Las Vegas home prices continued to tap the brakes in March but still grew more than twice as fast as the national average, a new report shows.

Southern Nevada prices were up 8.2 percent year-over-year in March, compared to a 3.7 percent gain nationally, according to the S&P CoreLogic Case-Shiller index released Tuesday by S&P Dow Jones Indices.

Las Vegas’ prices rose fastest among the 20 markets in the report for the 10th consecutive month, though the growth rate has slowed locally and nationally.

Last August, for instance, Southern Nevada home prices were up 13.9 percent from a year earlier, S&P Dow Jones previously reported.

The downshift is one sign of Las Vegas’ housing pullback. Sales totals are tumbling as well, and the once-shrunken inventory of available listings has shot back up, all of which followed a stretch of fast-rising prices and rising mortgage rates that, collectively, sparked affordability concerns.

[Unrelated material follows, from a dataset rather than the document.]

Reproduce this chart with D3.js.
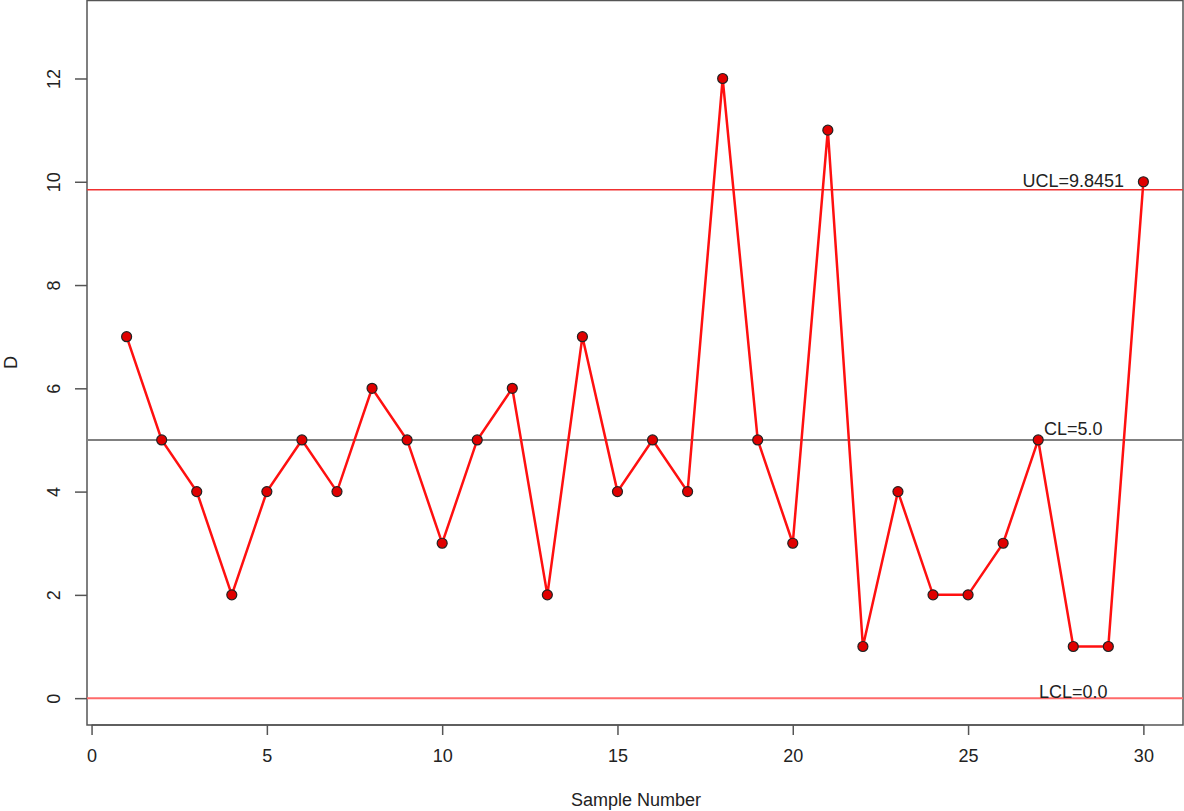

Realty One Group agent Jillian Batchelor said Las Vegas is still a “strong seller’s market,” but homes aren’t trading hands as fast as they used to, and sellers are cutting their prices.

She estimated that probably 30 percent of her clients have slashed their asking price in the past five to six months, up from maybe 10 percent of her clients a year ago.

The biggest difference between now and then, Batchelor said, is that Las Vegas’ inventory of available houses has nearly doubled, while demand “has stayed similar.”

A total of 7,435 single-family homes were on the market without offers at the end of April, up almost 95 percent from a year earlier, according to the Greater Las Vegas Association of Realtors.

“You can’t double inventory and keep your demand the same and expect the same level” of price growth, Batchelor said.

Nationally, house hunters “have hit a breaking point in what they’re willing to pay,” and sellers are slashing prices “more often than before,” Matthew Speakman, economic analyst with listing site Zillow, said in a statement Tuesday.

David Blitzer, managing director and chairman of the index committee at S&P Dow Jones, said in a statement that given the overall economic picture, “housing should be doing better.”

Mortgage rates have tumbled, and Blitzer said unemployment is near a 50-year low.

“The difficulty facing housing,” he added, “may be too-high price increases.”

Locally, the median sales price of previously owned single-family homes — the bulk of the market — was $300,000 in April, up 3.8 percent from a year earlier, according to the GLVAR.

It was the smallest year-over-year price jump in seven years, the association reported — and down from a 16 percent climb in April of 2018.

Despite the slower growth rate, resale prices are still climbing in Las Vegas, but they haven’t reached their pre-recession peak yet.

Las Vegas’ median house price topped out at $315,000 in June 2006, during the real estate bubble, according to the GLVAR. Adjusted for inflation, however, that peak price was $396,735 in today’s dollars, nearly $97,000 above the current median.